━━ Dataset content
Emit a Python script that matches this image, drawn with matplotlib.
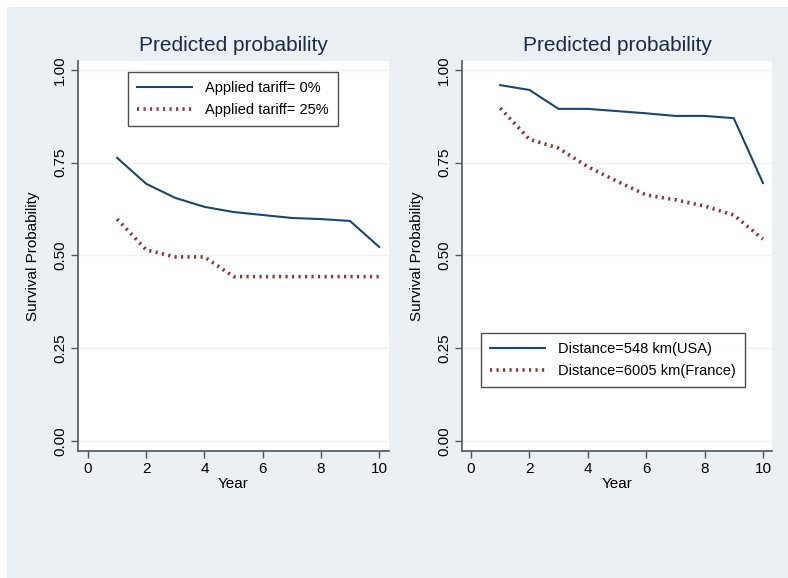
import matplotlib
matplotlib.use("Agg")
import matplotlib.pyplot as plt
from matplotlib.patches import Rectangle

years = [1, 2, 3, 4, 5, 6, 7, 8, 9, 10]
tariff0 = [0.763, 0.693, 0.655, 0.631, 0.617, 0.609, 0.601, 0.598, 0.593, 0.523]
tariff25 = [0.598, 0.515, 0.496, 0.496, 0.443, 0.443, 0.443, 0.443, 0.443, 0.443]
dist_usa = [0.959, 0.946, 0.895, 0.895, 0.889, 0.883, 0.876, 0.876, 0.870, 0.695]
dist_france = [0.897, 0.813, 0.789, 0.739, 0.700, 0.663, 0.650, 0.633, 0.609, 0.544]
labels_left = ["Applied tariff= 0%", "Applied tariff= 25%"]
labels_right = ["Distance=548 km(USA)", "Distance=6005 km(France)"]
yticks = [0.0, 0.25, 0.5, 0.75, 1.0]
xticks = [0, 2, 4, 6, 8, 10]

plt.rcParams['font.family'] = ['Liberation Sans', 'DejaVu Sans']

W, H = 788, 578
fig = plt.figure(figsize=(W / 100, H / 100), dpi=100)
fig.patch.set_facecolor('white')
bg = '#eaf0f3'
fig.patches.append(Rectangle((7 / W, 0), 1 - 7 / W, 1 - 7 / H, transform=fig.transFigure,
                             facecolor=bg, edgecolor='none', zorder=-10))

navy = '#1a476f'
maroon = '#90353b'
title_col = '#1e2b44'

def fx(px):
    return px / W

def fy(py):
    return 1 - py / H

panels = [
    dict(left=78, right=389, xlim=(-0.344, 10.34), s1=tariff0, s2=tariff25, labels=labels_left,
         leg=(128, 72)),
    dict(left=462, right=772, xlim=(-0.308, 10.31), s1=dist_usa, s2=dist_france, labels=labels_right,
         leg=(481, 333)),
]
top, bottom = 61, 451

for p in panels:
    ax = fig.add_axes([fx(p['left']), fy(bottom), fx(p['right'] - p['left']), (bottom - top) / H])
    ax.set_facecolor('white')
    ax.plot(years, p['s1'], color=navy, lw=1.5, solid_joinstyle='miter', label=p['labels'][0])
    ax.plot(years, p['s2'], color=maroon, lw=2.6, linestyle=(0, (0.6, 1.2)), label=p['labels'][1])
    ax.set_xlim(*p['xlim'])
    ax.set_ylim(-0.027, 1.024)
    ax.set_xticks(xticks)
    ax.set_yticks(yticks)
    ax.set_yticklabels([f"{v:.2f}" for v in yticks], rotation=90, va='center')
    for y in yticks:
        ax.axhline(y, color='#eaf2f3', lw=1.0, zorder=0)
    for s in ['top', 'right']:
        ax.spines[s].set_visible(False)
    for s in ['left', 'bottom']:
        ax.spines[s].set_color('#555555')
        ax.spines[s].set_linewidth(1.2)
    ax.tick_params(axis='both', direction='out', length=5, width=1, color='#555555',
                   labelsize=11, labelcolor='black', pad=3)
    ax.set_xlabel('Year', fontsize=11, labelpad=1)
    ax.set_ylabel('Survival Probability', fontsize=11, labelpad=9)
    ax.set_title('Predicted probability', fontsize=15, color=title_col, pad=7)
    lx, ly = p['leg']
    leg = ax.legend(loc='upper left', bbox_to_anchor=(fx(lx), fy(ly)), bbox_transform=fig.transFigure,
                    frameon=True, fancybox=False, fontsize=10.5, handlelength=3.8,
                    borderpad=0.6, labelspacing=0.55, handletextpad=0.9, borderaxespad=0)
    leg.get_frame().set_edgecolor('#222222')
    leg.get_frame().set_linewidth(1.0)

fig.savefig('out.png', dpi=100, facecolor=fig.get_facecolor())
━━━━
Problem ::
Leave out the pictures and retype every line above exactly.

Right answer ::
Emit a Python script that matches this image, drawn with matplotlib.
import matplotlib
matplotlib.use("Agg")
import matplotlib.pyplot as plt
from matplotlib.patches import Rectangle

years = [1, 2, 3, 4, 5, 6, 7, 8, 9, 10]
tariff0 = [0.763, 0.693, 0.655, 0.631, 0.617, 0.609, 0.601, 0.598, 0.593, 0.523]
tariff25 = [0.598, 0.515, 0.496, 0.496, 0.443, 0.443, 0.443, 0.443, 0.443, 0.443]
dist_usa = [0.959, 0.946, 0.895, 0.895, 0.889, 0.883, 0.876, 0.876, 0.870, 0.695]
dist_france = [0.897, 0.813, 0.789, 0.739, 0.700, 0.663, 0.650, 0.633, 0.609, 0.544]
labels_left = ["Applied tariff= 0%", "Applied tariff= 25%"]
labels_right = ["Distance=548 km(USA)", "Distance=6005 km(France)"]
yticks = [0.0, 0.25, 0.5, 0.75, 1.0]
xticks = [0, 2, 4, 6, 8, 10]

plt.rcParams['font.family'] = ['Liberation Sans', 'DejaVu Sans']

W, H = 788, 578
fig = plt.figure(figsize=(W / 100, H / 100), dpi=100)
fig.patch.set_facecolor('white')
bg = '#eaf0f3'
fig.patches.append(Rectangle((7 / W, 0), 1 - 7 / W, 1 - 7 / H, transform=fig.transFigure,
                             facecolor=bg, edgecolor='none', zorder=-10))

navy = '#1a476f'
maroon = '#90353b'
title_col = '#1e2b44'

def fx(px):
    return px / W

def fy(py):
    return 1 - py / H

panels = [
    dict(left=78, right=389, xlim=(-0.344, 10.34), s1=tariff0, s2=tariff25, labels=labels_left,
         leg=(128, 72)),
    dict(left=462, right=772, xlim=(-0.308, 10.31), s1=dist_usa, s2=dist_france, labels=labels_right,
         leg=(481, 333)),
]
top, bottom = 61, 451

for p in panels:
    ax = fig.add_axes([fx(p['left']), fy(bottom), fx(p['right'] - p['left']), (bottom - top) / H])
    ax.set_facecolor('white')
    ax.plot(years, p['s1'], color=navy, lw=1.5, solid_joinstyle='miter', label=p['labels'][0])
    ax.plot(years, p['s2'], color=maroon, lw=2.6, linestyle=(0, (0.6, 1.2)), label=p['labels'][1])
    ax.set_xlim(*p['xlim'])
    ax.set_ylim(-0.027, 1.024)
    ax.set_xticks(xticks)
    ax.set_yticks(yticks)
    ax.set_yticklabels([f"{v:.2f}" for v in yticks], rotation=90, va='center')
    for y in yticks:
        ax.axhline(y, color='#eaf2f3', lw=1.0, zorder=0)
    for s in ['top', 'right']:
        ax.spines[s].set_visible(False)
    for s in ['left', 'bottom']:
        ax.spines[s].set_color('#555555')
        ax.spines[s].set_linewidth(1.2)
    ax.tick_params(axis='both', direction='out', length=5, width=1, color='#555555',
                   labelsize=11, labelcolor='black', pad=3)
    ax.set_xlabel('Year', fontsize=11, labelpad=1)
    ax.set_ylabel('Survival Probability', fontsize=11, labelpad=9)
    ax.set_title('Predicted probability', fontsize=15, color=title_col, pad=7)
    lx, ly = p['leg']
    leg = ax.legend(loc='upper left', bbox_to_anchor=(fx(lx), fy(ly)), bbox_transform=fig.transFigure,
                    frameon=True, fancybox=False, fontsize=10.5, handlelength=3.8,
                    borderpad=0.6, labelspacing=0.55, handletextpad=0.9, borderaxespad=0)
    leg.get_frame().set_edgecolor('#222222')
    leg.get_frame().set_linewidth(1.0)

fig.savefig('out.png', dpi=100, facecolor=fig.get_facecolor())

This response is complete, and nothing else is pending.